No segundo ensaio, de caráter bem mais pessoal, o escritor comenta como seu trabalho o transformou numa espécie de para-raios de malucos. Então, conta a história de uma mulher que passou a lhe acusar de plágio. Labatut seria mais uma ponta de uma grande tramoia que importantes agentes do mercado editorial teriam arquitetado contra a moça. O que o escritor reporta é exemplo do suco de conspiracionismo e frustração que inunda a internet.
Em certa altura desse segundo texto, o convidado da Flip menciona o estranho sentimento de viver num mundo que perdeu algo essencial.
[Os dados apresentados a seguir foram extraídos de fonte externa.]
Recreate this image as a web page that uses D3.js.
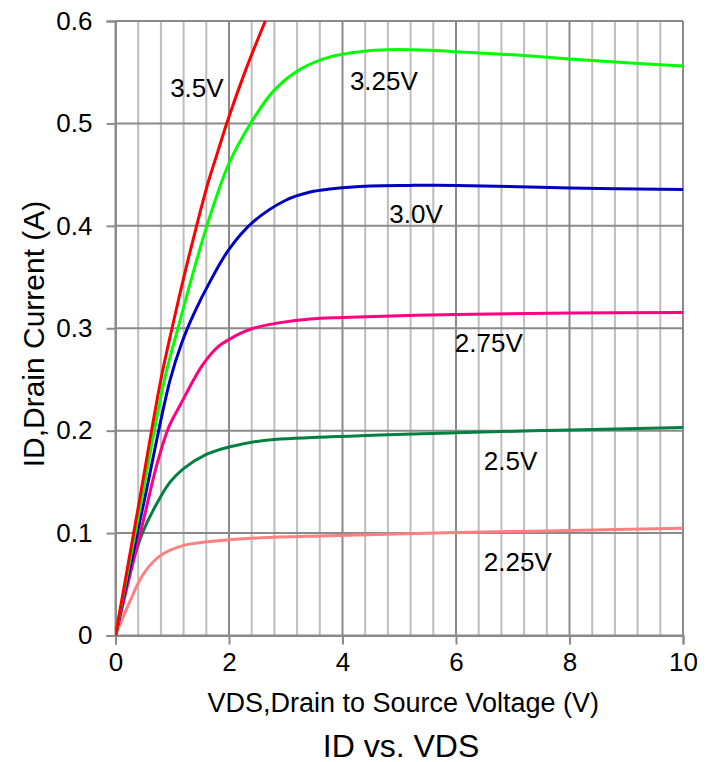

Sim, inegável, estamos metidos num instante da história em que muitas bases antes solidificadas se desmancham. E daí destaco um breve trecho do primeiro ensaio de "A Pedra da Loucura". Escreve Labatut: "A irrupção do novo é um processo traumático".
Pode ser - me parece mesmo que é, aliás. Mas também me parece que recusar esse processo é aderir covardemente ao conservadorismo que impede que importantes placas tectônicas da sociedade e do conhecimento sejam enfim movidas. A impressão é que Labatut está assustado com o caos, ávido para que certezas se reestabeleçam, algo essencial em alguns casos, mas que cheira a mofo em outros. Faz bem questionar as verdades até outro dia petrificadas na arte.
Criar condições para que mais pessoas escrevam, mais editores editem e livros sejam mais lidos é um movimento importante, que deve se valer do olhar crítico, não da dificuldade de acesso, para garantir que cada leitor tenha sua dieta intelectual balanceada. Uma biblioteca de dez livros só é satisfatória para quem tem medo de mergulhar no caos e, a partir disso, colocar em xeque as próprias convicções e refletir a respeito de certezas supostamente absolutas.